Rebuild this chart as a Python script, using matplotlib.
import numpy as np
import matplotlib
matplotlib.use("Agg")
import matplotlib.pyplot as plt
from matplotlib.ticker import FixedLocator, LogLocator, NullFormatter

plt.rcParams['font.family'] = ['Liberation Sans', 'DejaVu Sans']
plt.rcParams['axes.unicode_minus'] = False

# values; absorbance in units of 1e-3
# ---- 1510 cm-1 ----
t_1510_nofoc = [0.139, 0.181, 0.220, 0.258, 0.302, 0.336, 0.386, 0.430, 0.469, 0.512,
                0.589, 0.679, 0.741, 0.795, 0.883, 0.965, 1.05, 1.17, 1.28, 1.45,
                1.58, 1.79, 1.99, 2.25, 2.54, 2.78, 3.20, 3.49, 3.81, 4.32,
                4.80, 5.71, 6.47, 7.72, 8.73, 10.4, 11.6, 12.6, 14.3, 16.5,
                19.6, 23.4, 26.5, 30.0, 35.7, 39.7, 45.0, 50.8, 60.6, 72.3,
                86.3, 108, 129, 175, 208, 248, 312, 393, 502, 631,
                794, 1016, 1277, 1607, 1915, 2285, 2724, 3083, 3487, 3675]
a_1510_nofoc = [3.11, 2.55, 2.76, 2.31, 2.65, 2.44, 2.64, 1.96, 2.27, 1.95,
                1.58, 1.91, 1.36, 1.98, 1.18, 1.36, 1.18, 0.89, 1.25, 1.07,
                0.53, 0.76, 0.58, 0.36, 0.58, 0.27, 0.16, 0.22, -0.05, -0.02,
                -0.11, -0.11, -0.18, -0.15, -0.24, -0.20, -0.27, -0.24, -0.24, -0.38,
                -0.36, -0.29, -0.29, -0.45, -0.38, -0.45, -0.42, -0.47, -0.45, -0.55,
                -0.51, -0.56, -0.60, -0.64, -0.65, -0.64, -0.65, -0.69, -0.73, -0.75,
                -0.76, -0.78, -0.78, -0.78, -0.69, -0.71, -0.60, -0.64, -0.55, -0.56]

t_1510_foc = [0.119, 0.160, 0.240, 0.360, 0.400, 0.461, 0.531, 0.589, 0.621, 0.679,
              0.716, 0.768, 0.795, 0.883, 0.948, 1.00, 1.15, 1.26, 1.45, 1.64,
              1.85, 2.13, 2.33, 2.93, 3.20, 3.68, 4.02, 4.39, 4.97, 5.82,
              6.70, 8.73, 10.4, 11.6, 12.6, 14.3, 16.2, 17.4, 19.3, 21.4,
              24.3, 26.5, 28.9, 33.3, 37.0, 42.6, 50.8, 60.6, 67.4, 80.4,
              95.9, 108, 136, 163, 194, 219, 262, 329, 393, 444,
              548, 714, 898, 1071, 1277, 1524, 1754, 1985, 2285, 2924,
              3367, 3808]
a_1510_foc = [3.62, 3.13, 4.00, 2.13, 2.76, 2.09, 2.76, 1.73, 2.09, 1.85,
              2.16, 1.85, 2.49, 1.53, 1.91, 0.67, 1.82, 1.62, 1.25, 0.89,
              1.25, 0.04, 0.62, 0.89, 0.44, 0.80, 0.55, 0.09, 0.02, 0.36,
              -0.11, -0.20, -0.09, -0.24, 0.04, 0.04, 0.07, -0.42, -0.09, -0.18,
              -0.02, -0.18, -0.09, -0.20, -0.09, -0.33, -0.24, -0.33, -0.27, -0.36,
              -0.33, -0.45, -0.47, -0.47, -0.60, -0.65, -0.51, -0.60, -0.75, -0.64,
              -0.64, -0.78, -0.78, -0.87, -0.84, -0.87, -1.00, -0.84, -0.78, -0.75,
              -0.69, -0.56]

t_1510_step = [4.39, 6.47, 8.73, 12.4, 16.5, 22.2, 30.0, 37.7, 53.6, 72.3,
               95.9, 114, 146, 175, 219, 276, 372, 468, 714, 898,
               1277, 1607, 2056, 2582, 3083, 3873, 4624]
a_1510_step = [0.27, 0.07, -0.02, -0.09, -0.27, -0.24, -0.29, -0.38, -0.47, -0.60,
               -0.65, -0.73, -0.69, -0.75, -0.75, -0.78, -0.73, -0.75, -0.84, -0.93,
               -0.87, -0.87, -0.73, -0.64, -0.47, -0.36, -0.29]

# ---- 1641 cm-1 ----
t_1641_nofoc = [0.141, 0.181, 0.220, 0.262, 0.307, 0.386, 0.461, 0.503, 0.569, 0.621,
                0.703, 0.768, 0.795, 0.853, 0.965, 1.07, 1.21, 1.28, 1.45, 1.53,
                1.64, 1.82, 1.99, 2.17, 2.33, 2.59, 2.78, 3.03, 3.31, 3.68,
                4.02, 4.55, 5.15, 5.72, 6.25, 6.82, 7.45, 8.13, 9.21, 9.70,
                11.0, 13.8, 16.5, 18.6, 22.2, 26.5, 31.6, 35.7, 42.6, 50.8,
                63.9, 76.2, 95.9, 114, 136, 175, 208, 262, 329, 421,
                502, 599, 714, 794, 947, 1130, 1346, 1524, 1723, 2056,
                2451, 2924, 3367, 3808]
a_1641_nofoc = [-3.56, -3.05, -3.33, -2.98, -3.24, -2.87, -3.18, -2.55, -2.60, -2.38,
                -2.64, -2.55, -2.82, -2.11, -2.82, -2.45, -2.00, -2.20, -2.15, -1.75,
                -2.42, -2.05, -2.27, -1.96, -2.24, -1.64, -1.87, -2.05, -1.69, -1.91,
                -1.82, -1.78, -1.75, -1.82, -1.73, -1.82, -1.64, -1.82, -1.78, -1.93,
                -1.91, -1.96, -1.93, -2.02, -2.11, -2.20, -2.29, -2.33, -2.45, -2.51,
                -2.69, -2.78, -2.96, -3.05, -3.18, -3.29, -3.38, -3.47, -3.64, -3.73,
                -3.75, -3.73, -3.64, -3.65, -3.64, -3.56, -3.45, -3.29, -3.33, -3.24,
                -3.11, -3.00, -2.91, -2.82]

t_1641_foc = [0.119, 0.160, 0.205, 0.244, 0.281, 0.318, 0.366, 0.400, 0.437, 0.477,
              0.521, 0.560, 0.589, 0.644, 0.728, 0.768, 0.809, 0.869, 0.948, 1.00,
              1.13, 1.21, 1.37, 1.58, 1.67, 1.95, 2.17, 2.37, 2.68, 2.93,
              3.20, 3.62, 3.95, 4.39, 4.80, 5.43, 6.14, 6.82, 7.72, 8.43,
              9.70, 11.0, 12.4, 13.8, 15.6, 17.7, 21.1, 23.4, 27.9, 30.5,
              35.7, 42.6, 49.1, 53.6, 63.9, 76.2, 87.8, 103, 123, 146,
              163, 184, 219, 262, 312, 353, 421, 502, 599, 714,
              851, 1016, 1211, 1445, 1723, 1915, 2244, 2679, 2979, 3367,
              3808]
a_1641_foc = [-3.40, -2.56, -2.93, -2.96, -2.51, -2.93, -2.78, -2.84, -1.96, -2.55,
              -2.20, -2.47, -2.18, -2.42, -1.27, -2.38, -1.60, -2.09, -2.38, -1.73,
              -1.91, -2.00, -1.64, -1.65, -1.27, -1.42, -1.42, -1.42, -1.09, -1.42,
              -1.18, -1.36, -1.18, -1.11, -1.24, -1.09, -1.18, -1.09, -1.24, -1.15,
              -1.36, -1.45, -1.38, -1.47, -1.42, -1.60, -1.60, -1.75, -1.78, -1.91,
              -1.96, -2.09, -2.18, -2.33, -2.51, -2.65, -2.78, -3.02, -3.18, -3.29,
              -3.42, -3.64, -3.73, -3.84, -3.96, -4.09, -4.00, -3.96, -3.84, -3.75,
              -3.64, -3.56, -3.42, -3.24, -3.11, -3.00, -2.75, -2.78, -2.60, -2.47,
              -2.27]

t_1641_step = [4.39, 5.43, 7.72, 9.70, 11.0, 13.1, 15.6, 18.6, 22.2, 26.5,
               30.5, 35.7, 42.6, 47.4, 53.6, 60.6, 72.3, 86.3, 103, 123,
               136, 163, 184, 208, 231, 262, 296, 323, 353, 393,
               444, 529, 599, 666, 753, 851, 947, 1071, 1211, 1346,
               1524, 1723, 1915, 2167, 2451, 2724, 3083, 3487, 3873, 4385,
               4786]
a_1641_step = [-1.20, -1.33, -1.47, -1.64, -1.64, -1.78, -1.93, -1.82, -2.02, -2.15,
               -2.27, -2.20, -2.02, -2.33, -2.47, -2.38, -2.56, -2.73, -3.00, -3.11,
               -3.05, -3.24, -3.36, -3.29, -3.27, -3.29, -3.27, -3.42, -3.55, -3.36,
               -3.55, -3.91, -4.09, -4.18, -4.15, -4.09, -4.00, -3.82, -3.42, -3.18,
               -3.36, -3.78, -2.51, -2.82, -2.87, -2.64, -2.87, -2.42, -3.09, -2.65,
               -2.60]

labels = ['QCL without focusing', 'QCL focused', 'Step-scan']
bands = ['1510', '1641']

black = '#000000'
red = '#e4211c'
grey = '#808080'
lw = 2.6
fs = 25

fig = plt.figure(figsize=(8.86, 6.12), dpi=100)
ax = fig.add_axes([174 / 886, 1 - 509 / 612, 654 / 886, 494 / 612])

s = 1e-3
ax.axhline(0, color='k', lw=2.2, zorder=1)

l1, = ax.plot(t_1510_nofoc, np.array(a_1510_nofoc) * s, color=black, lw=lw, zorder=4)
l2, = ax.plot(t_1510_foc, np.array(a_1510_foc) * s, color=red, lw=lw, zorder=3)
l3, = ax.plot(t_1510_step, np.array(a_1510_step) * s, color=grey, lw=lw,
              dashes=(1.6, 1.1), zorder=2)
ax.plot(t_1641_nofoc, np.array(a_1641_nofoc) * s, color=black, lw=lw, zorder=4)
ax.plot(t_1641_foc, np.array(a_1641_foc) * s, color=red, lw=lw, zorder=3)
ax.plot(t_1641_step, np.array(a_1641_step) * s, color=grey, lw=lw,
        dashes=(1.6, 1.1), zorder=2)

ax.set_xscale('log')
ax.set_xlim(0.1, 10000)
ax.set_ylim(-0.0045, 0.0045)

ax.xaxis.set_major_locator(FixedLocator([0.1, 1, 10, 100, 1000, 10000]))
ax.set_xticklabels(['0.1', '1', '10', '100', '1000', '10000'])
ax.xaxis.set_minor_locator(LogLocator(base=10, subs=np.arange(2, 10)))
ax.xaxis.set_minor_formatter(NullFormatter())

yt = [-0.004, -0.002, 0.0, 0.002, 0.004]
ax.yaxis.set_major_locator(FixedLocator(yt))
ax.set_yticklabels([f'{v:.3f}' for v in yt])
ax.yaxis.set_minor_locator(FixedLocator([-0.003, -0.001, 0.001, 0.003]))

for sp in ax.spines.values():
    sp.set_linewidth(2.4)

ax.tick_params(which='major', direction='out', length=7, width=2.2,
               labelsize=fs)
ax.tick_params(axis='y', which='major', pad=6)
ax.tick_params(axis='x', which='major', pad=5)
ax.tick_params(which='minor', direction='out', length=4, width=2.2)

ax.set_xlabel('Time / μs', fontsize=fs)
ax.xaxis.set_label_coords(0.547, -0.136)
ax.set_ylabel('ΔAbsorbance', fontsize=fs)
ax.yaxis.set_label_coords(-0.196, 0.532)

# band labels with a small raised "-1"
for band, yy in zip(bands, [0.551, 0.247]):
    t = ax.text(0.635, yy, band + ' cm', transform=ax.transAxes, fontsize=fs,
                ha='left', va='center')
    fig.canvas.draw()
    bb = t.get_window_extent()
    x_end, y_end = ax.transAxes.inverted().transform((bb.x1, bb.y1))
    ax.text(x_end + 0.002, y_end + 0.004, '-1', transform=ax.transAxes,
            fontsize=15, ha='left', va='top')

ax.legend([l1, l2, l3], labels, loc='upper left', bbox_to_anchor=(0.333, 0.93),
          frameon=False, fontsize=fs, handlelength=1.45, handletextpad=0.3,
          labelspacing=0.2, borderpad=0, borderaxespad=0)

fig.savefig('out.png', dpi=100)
::::::::::
### PROBLEM DETAILS
From the top of the listing above, restate each line word for word up to and including the line with "from matplotlib.ticker import"; add nothing else.

### EXERCISE RESULT
Rebuild this chart as a Python script, using matplotlib.
import numpy as np
import matplotlib
matplotlib.use("Agg")
import matplotlib.pyplot as plt
from matplotlib.ticker import FixedLocator, LogLocator, NullFormatter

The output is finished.